I’ve been working on a branch that enables Arrow schema’s using Dictionary columns to convert into Delta schema, using the dictionary value type, also changed how the partition stringification works so it works when partition column is encoded as Dictionary in Arrow. This cleans up some ergonomics around these columns we’re dealing with and prevents failures doing schema conversions.
One thing we’d like to also leverage is to preserve dictionary encoding when reading out from Parquet. Parquet stores the arrow schema metadata when a batch is written out. However all the delta-rs write paths will convert to the Arrow schema for writing using the Delta schema which has no concept of Dictionary afaik.
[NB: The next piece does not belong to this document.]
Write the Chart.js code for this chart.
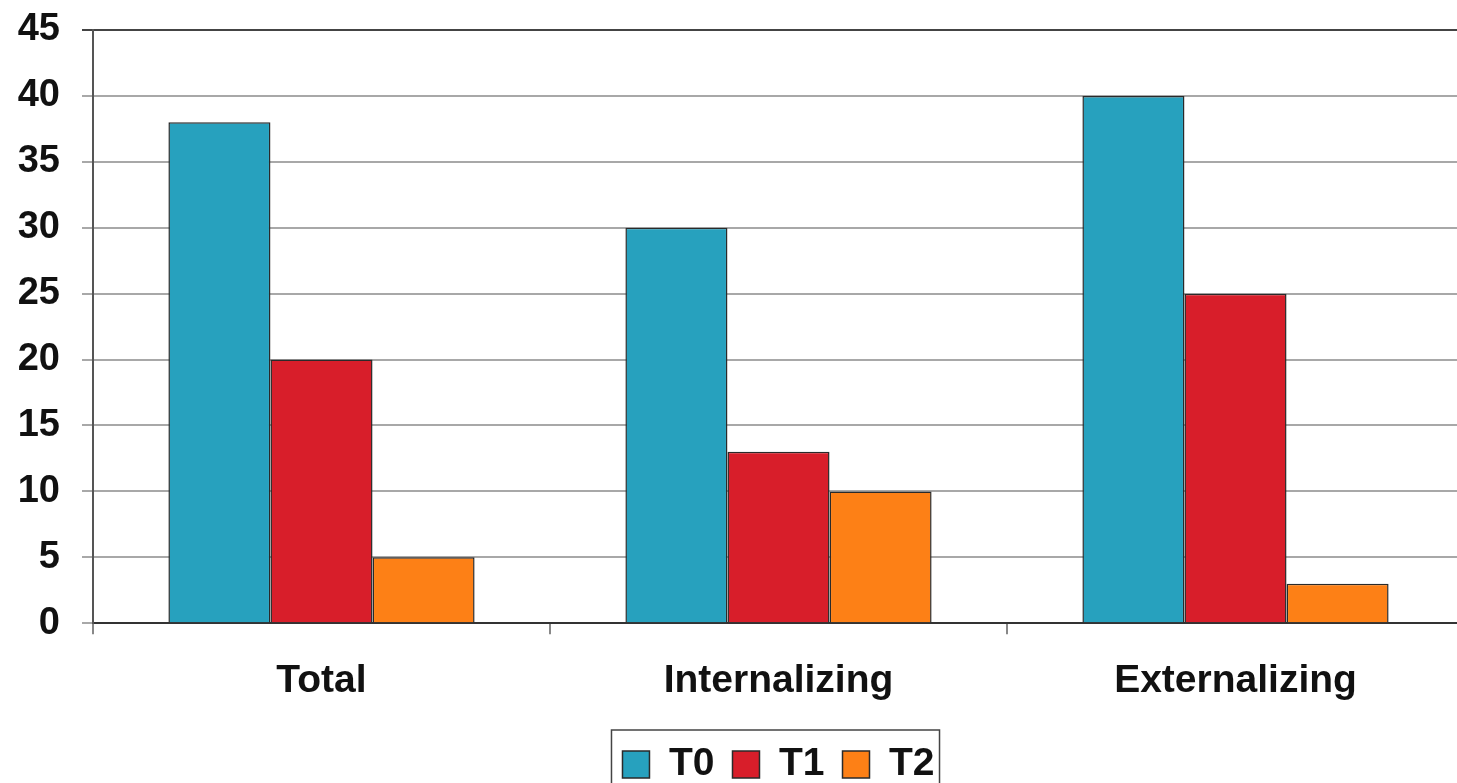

So i’m coming up with ways ensure the Arrow schema has Dictionary columns where we want when its getting written out so Parquet will read them into dictionary columns when querying.
So far I have:
• when writing out, add option to use the write execution plan’s schema vs reading teh schema from delta and converting to arrow, some validation would still occur
◦ don’t like this as it hits more code paths and is a lower level detail that’s hard to communicate upwards to users using the API
• when defining a delta schema, add metadata to fields to suggest they should be encoded as dictionary. Then on Delta -> Arrow schema conversion that metadata is checked for, if present, wrap arrow type in Dictionary
◦ like this better, as its encoded into the delta schema, inline with how the parquet arrow schema hint works
◦ is this too specific to the rust/arrow impl though? is there a precedent for options/metadata that only apply to one delta impl?
Would love feedback and thoughts, thanks!